Logo depois da “Paixão de Cristo”, assisti a alguns filmes de Mazzaropi e a algumas chanchadas da Atlântida, no Cine São Luís. Em todas as ocasiões estava sempre na companhia dos meus pais ou do meu irmão José Franklin ou da minha irmã Hamilena. Meu pai tinha um gosto apurado, preferia a ópera e os filmes do Charles Chaplin. Seu gosto musical também era refinado, e a prova disso era a sua fantástica coleção de discos de músicas clássicas, que conservo, junto com a coleção de ópera. Alguns destes discos são de 45 rot./min.


A década de 1960 talvez tenha sido a mais profícua para o cinema, todas as salas exibiram os grandes clássicos de crítica e de bilheteria. A sensibilidade artística e o bom gosto estético de José Bernardo e a visão comercial de Moisés Tajra fizeram de São Luís uma cidade de cinemas.


A minha lembrança cinematográfica vai muito além da “Paixão de Cristo”, dos filmes de Carlito ou das chanchadas da Atlântida. Uma das melhores experiências que tive com a chamada telona foi ouvir o grito do Tarzan, e tenho quase certeza que toda a minha geração ouviu ou repetiu o grito do Tarzan. 


A década produziu filmes como Lawrence da Arábia, Bem-Hur, o premiadíssimo musical A Noviça Rebelde, o épico Spartacus, o revolucionário Perdidos na Noite, a ficção extraordinária de 2001: Uma odisseia no espaço, os românticos Dr. Jivago, Candelabro Italiano e Romeu e Julieta, o assustador Bebê de Rosemary, o clássico do western Os Brutus Também Amam e o lento e apaixonante pop do cinema francês Um homem e Uma mulher.
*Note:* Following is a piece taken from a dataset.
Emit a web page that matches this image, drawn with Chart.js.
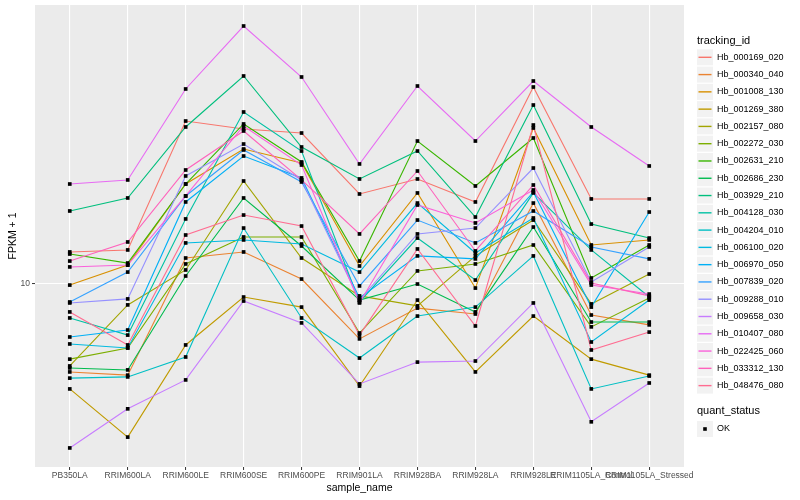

Todos exibidos em salas com lotação completa. Foram muitos filmes e muitas histórias. Certa vez contabilizei mais de 100 filmes de sucesso da década de 1960, incluindo o Cinema Novo brasileiro.


A diferença de idade entre mim e o interlocutor não impediu que formássemos um consenso: São Luís é uma cidade vocacionada ao cinema.